Wow, what a question to hit me with at bedtime on a Sunday night! Where to start?
I answer simply, with a glance at the clock, that God does love everyone but someone had to be chosen to be Jesus’ mother, and that happened to be Mary. Kind of like a lotto, really, and it’s pretty late, so ‘goodnight’.
But, no, that doesn’t really satisfy her, and fair enough, too, as I realise even as it leaves my mouth that it’s a pretty dismissive thing to say about Our Lady and on Mother’s Day, too!
Naomi has that little frowny crinkle between her eyebrows which tells me she is really puzzling over this problem and not just angling to extend bedtime.
How can God love everyone the same, and yet have a mother and not have a special love for her?
And if he does love her more than the rest of us, then isn’t God a bit unfair?

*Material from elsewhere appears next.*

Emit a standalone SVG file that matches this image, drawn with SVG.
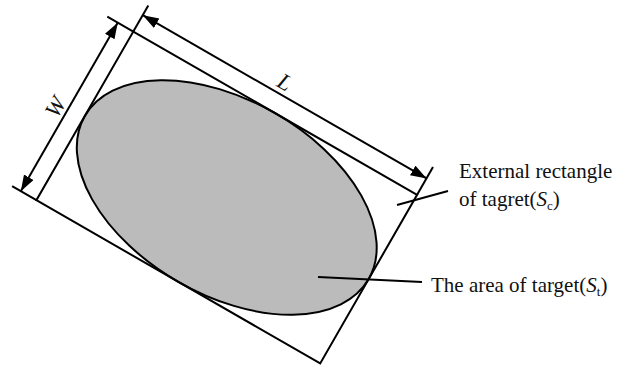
<svg xmlns="http://www.w3.org/2000/svg" width="630" height="365" viewBox="0 0 630 365">
<defs>
<style>
.ln{stroke:#000;stroke-width:2;fill:none}
.t{font-family:"Liberation Serif","Times New Roman",serif;font-size:21px;fill:#111}
.i{font-style:italic}
.dim{font-size:23px}
.sub{font-size:13px}
</style>
<marker id="ah" markerUnits="userSpaceOnUse" markerWidth="17" markerHeight="12" refX="16" refY="5.5" orient="auto-start-reverse">
<path d="M0,0 L16,5.5 L0,11 z" fill="#000"/>
</marker>
</defs>
<rect width="630" height="365" fill="#fff"/>
<g id="target">
<ellipse cx="226.75" cy="197.5" rx="163.7" ry="97.2" transform="rotate(29.9 226.75 197.5)" fill="#bbbbbb" stroke="#000" stroke-width="2"/>
</g>
<g id="rectangle">
<polygon class="ln" points="133.3,31.6 417.1,194.8 320.2,363.4 36.4,200.2"/>
</g>
<g id="connectors">
<line class="ln" x1="133.3" y1="31.6" x2="107.3" y2="16.7"/>
<line class="ln" x1="133.3" y1="31.6" x2="148.3" y2="5.6"/>
<line class="ln" x1="417.1" y1="194.8" x2="433" y2="167.1"/>
<line class="ln" x1="36.4" y1="200.2" x2="12.1" y2="186.2"/>
<line class="ln" x1="142.8" y1="15.2" x2="426.6" y2="178.4" marker-start="url(#ah)" marker-end="url(#ah)"/>
<line class="ln" x1="117.7" y1="22.7" x2="20.8" y2="191.2" marker-start="url(#ah)" marker-end="url(#ah)"/>
<line class="ln" x1="397" y1="205" x2="448" y2="191"/>
<line class="ln" x1="318" y1="277" x2="422" y2="282"/>
</g>
<g id="label-L">
<text class="t i dim" text-anchor="middle" transform="translate(285 82) rotate(29.9)" y="8">L</text>
</g>
<g id="label-W">
<text class="t i dim" text-anchor="middle" transform="translate(55 107) rotate(-60.1)" y="8">W</text>
</g>
<g id="label-rect">
<text class="t" x="459" y="178">External rectangle</text>
<text class="t" x="459" y="206">of tagret(<tspan class="i">S</tspan><tspan class="sub" dy="4">c</tspan><tspan dy="-4">)</tspan></text>
</g>
<g id="label-area">
<text class="t" x="431" y="292">The area of target(<tspan class="i">S</tspan><tspan class="sub" dy="4">t</tspan><tspan dy="-4">)</tspan></text>
</g>
</svg>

Congratulations, I wanted to say, this points to two paradoxes at the centre of our Catholic faith, that God is one and three persons, and Jesus is both God and a man.
But instead I had a second go at a satisfying answer, briefly recounting God’s Trinitarian nature and wrapping it up with Jesus’ own assurance that whoever hears his words and obeys them are his mother, brother, or sister.

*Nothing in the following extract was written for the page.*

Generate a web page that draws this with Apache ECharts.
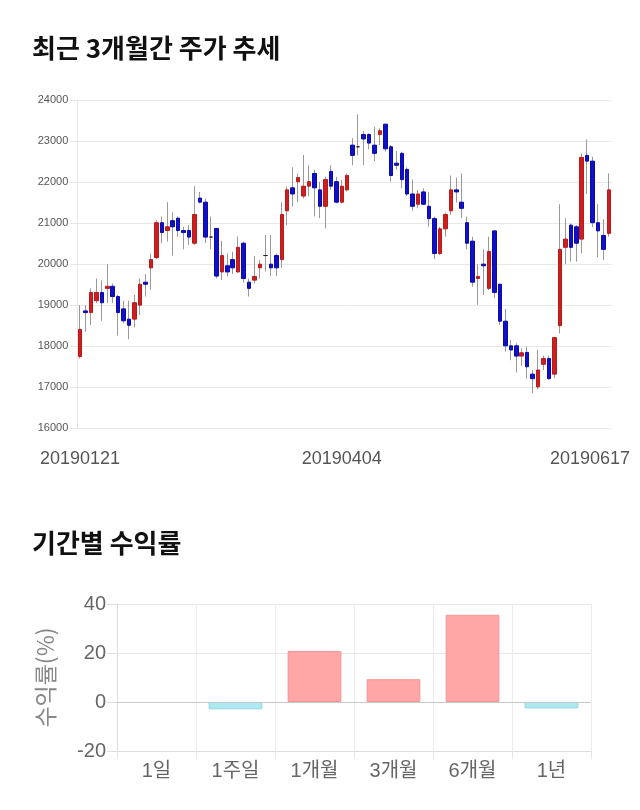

In other words, we can all be as close to him as his own mother if we live the way he taught us to.
But even as I was doing this on-the-spot theology-for-kids, in the back of my mind I was getting a sense of a better answer, which I might give her another time she’s in the mood for one of these discussions.
It’s this: God doesn’t love Mary more than the rest of us, in a favouritism sort of way. It’s the other way around. God shows his great and perfect love for us in his choice of Mary to be our co-redeemer. Mary is loved for herself, yes, but also for us. And once we know this it inspires in us a particular, grateful, love for Mary.
Meanwhile, Mary’s love for us and God is perfect because of who she is.
Love is always unitive, never divisive.
How different God’s love works to the way we tend to think about love. With us it’s often ‘either this or that’ but with God it’s often ‘both this and that’.